Let me begin with a disclaimer: I have a wonderful husband who already has been a shining example of what a dad should be. Whenever I have been even close to my breaking point because of hormones, a crying baby, a neurotic dog, and a house that desperately needs an organization fairy, he has been there to swoop in, grab my son, and say, "you need a break. Go take a bath or a walk or just get away for a little while." He also takes every Friday night with the baby, getting up to change him and bring him to me in bed for a meal before putting him back to sleep. Sometimes this seems ridiculous because why should we both lose sleep, but you would be shocked how much easier it is to fall asleep when I only have to wake up for 15 minutes as opposed to 45. We also have an agreement that when I go back to work, he will actually do this Fri-Sun nights. What a saint. And every time I see the two of them together, I scramble for my camera because I am reminded how lucky I am to have these two boys that adore me and each other.
However, I learned tonight that even sainthood has it's limits. Like fingernail clipping. And the bedtime routine. ::Sigh::
Around 7, Jacob and I were happily playing on the floor, switching between tummy time and smiley time, when I decided that it would be a good time to clip his nails. Mistake...instant screaming and tiny little hands that were moving so fast I may have accidentally nipped skin. My dear husband got on the floor with us and for 7 blissful fingers kept baby boy occupied by talking, singing, and making faces. Then he quit...just stood up without saying anything and got back into his recliner. WTH? Haven't you heard the phrase "when you start something, finish it?" I let him know that I wasn't happy he quit on us, and asked him if he was ever going to do any of the hard parts of baby-raising, and he replied that he'd be happy to cut his fingernails if I would show him how. I reminded him that there was no instruction manual for these things and that somehow I, his brother, and anyone else that has ever had a baby just somehow figured out how to do it, so I'm sure he could give it a try sometime.

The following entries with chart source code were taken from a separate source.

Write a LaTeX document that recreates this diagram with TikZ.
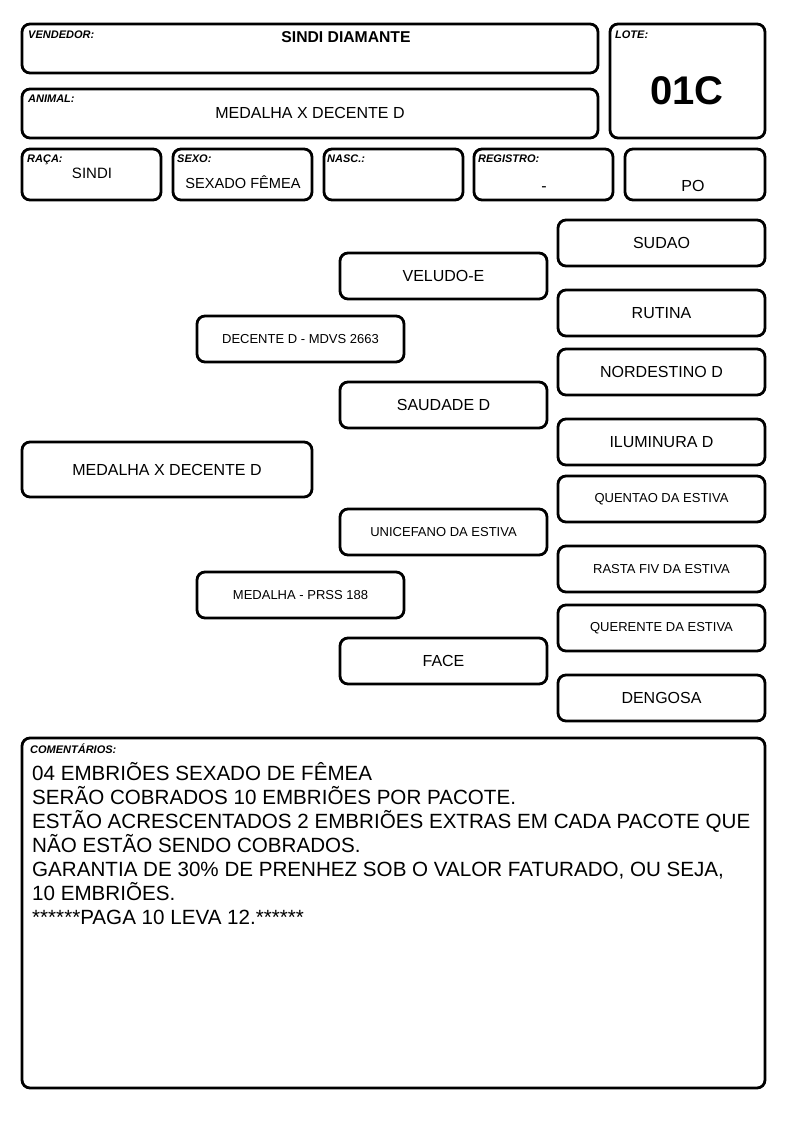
\documentclass[tikz,border=0pt]{standalone}
\usepackage{fontspec}
\setmainfont{Liberation Sans}
\begin{document}
\begin{tikzpicture}[x=1pt,y=-1pt,
  box/.style={draw=black,line width=2.8pt,rounded corners=8pt,inner sep=0pt,align=center},
  lbl/.style={anchor=base west,inner sep=0pt,font=\fontsize{11}{13}\selectfont\bfseries\itshape},
  big/.style={font=\fontsize{16}{19}\selectfont},
  small/.style={font=\fontsize{13}{15}\selectfont},
  val/.style={anchor=base,inner sep=0pt,font=\fontsize{16}{19}\selectfont},
  com/.style={anchor=base west,inner sep=0pt,font=\fontsize{20.6}{24}\selectfont}]
\useasboundingbox (0,0) rectangle (794,1123);
% header boxes
\node[box,minimum width=576pt,minimum height=49pt] (vend) at (310,48.5) {};
\node[box,minimum width=155pt,minimum height=114pt] (lote) at (687.5,81) {};
\node[box,minimum width=576pt,minimum height=49pt] (animal) at (310,113.5) {};
\node[box,minimum width=139pt,minimum height=51pt] (raca) at (91.5,174.5) {};
\node[box,minimum width=139pt,minimum height=51pt] (sexo) at (242.5,174.5) {};
\node[box,minimum width=139pt,minimum height=51pt] (nasc) at (393.5,174.5) {};
\node[box,minimum width=139pt,minimum height=51pt] (reg) at (543.5,174.5) {};
\node[box,minimum width=140pt,minimum height=51pt] (po) at (695,174.5) {};
% header texts
\node[lbl] (tvend) at (28,39) {VENDEDOR:};
\node[val,font=\fontsize{15.7}{19}\selectfont\bfseries] (tvendv) at (346,43) {SINDI DIAMANTE};
\node[lbl] (tlote) at (615,39) {LOTE:};
\node[val,font=\fontsize{40}{44}\selectfont\bfseries] (tlotev) at (687,105) {01C};
\node[lbl] (tanimal) at (28,103) {ANIMAL:};
\node[val] (tanimalv) at (310,119) {MEDALHA X DECENTE D};
\node[lbl] (traca) at (27,163) {RAÇA:};
\node[val,font=\fontsize{15}{18}\selectfont] (tracav) at (92,179) {SINDI};
\node[lbl] (tsexo) at (177,163) {SEXO:};
\node[val,font=\fontsize{14.6}{18}\selectfont] (tsexov) at (243,189) {SEXADO FÊMEA};
\node[lbl] (tnasc) at (327,163) {NASC.:};
\node[lbl] (treg) at (478,163) {REGISTRO:};
\node[val] (tregv) at (544,192) {-};
\node[val] (tpo) at (693,192) {PO};
% pedigree
\node[box,big,minimum width=290pt,minimum height=55pt] (root) at (167,469.5) {MEDALHA X DECENTE D};
\node[box,small,minimum width=207pt,minimum height=46pt] (sire) at (300.5,339) {DECENTE D - MDVS 2663};
\node[box,small,minimum width=207pt,minimum height=46pt] (dam) at (300.5,595) {MEDALHA - PRSS 188};
\node[box,big,minimum width=207pt,minimum height=46pt] (ss) at (443.5,276) {VELUDO-E};
\node[box,big,minimum width=207pt,minimum height=46pt] (sd) at (443.5,405) {SAUDADE D};
\node[box,small,minimum width=207pt,minimum height=46pt] (ds) at (443.5,532) {UNICEFANO DA ESTIVA};
\node[box,big,minimum width=207pt,minimum height=46pt] (dd) at (443.5,661) {FACE};
\node[box,big,minimum width=207pt,minimum height=46pt] (sss) at (661.5,243) {SUDAO};
\node[box,big,minimum width=207pt,minimum height=46pt] (ssd) at (661.5,313) {RUTINA};
\node[box,big,minimum width=207pt,minimum height=46pt] (sds) at (661.5,372) {NORDESTINO D};
\node[box,big,minimum width=207pt,minimum height=46pt] (sdd) at (661.5,442) {ILUMINURA D};
\node[box,small,minimum width=207pt,minimum height=46pt] (dss) at (661.5,499) {QUENTAO DA ESTIVA};
\node[box,small,minimum width=207pt,minimum height=46pt] (dsd) at (661.5,569) {RASTA FIV DA ESTIVA};
\node[box,small,minimum width=207pt,minimum height=46pt] (dds) at (661.5,628) {QUERENTE DA ESTIVA};
\node[box,big,minimum width=207pt,minimum height=46pt] (ddd) at (661.5,698) {DENGOSA};
% comments
\node[box,minimum width=743pt,minimum height=350pt] (com) at (393.5,913) {};
\node[lbl] (tcom) at (30,753) {COMENTÁRIOS:};
\node[com] (c1) at (32,780) {04 EMBRIÕES SEXADO DE FÊMEA};
\node[com] (c2) at (32,804) {SERÃO COBRADOS 10 EMBRIÕES POR PACOTE.};
\node[com] (c3) at (32,828) {ESTÃO ACRESCENTADOS 2 EMBRIÕES EXTRAS EM CADA PACOTE QUE};
\node[com] (c4) at (32,852) {NÃO ESTÃO SENDO COBRADOS.};
\node[com] (c5) at (32,876) {GARANTIA DE 30\% DE PRENHEZ SOB O VALOR FATURADO, OU SEJA,};
\node[com] (c6) at (32,900) {10 EMBRIÕES.};
\node[com] (c7) at (32,924) {******PAGA 10 LEVA 12.******};
\end{tikzpicture}
\end{document}
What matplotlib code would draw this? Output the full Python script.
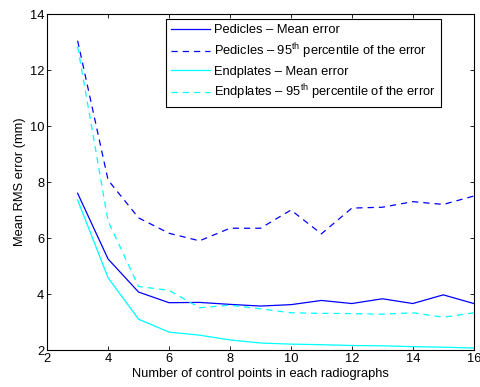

I think he was feeling guilty for not doing enough, so he decided to put Jacob to bed while I was cleaning the kitchen. Major FAIL. Poor dad...he tried so hard, but he just doesn't have mom's touch. Or her swaddling skills. Or her breastmilk. He came downstairs with a screaming baby, giving me a look that just breaks my heart. It's part sheepish, but mostly it's all full of guilt and sadness that he upset our son and added to my stress level. Thanks god he wasn't crying, because that would have dissolved me into tears as well. It made me think for the first time that for most men, it's got to be incredibly difficult to be a first time dad of an infant. He wants to be able to soothe Jacob and calm him down, and about 60% of the time he does, but deep down, there really is just something about mom that babies respond to.
I'll try to remember this when Jacob is twelve, telling me how mean I am and then running off to play Playstation with his cool dad.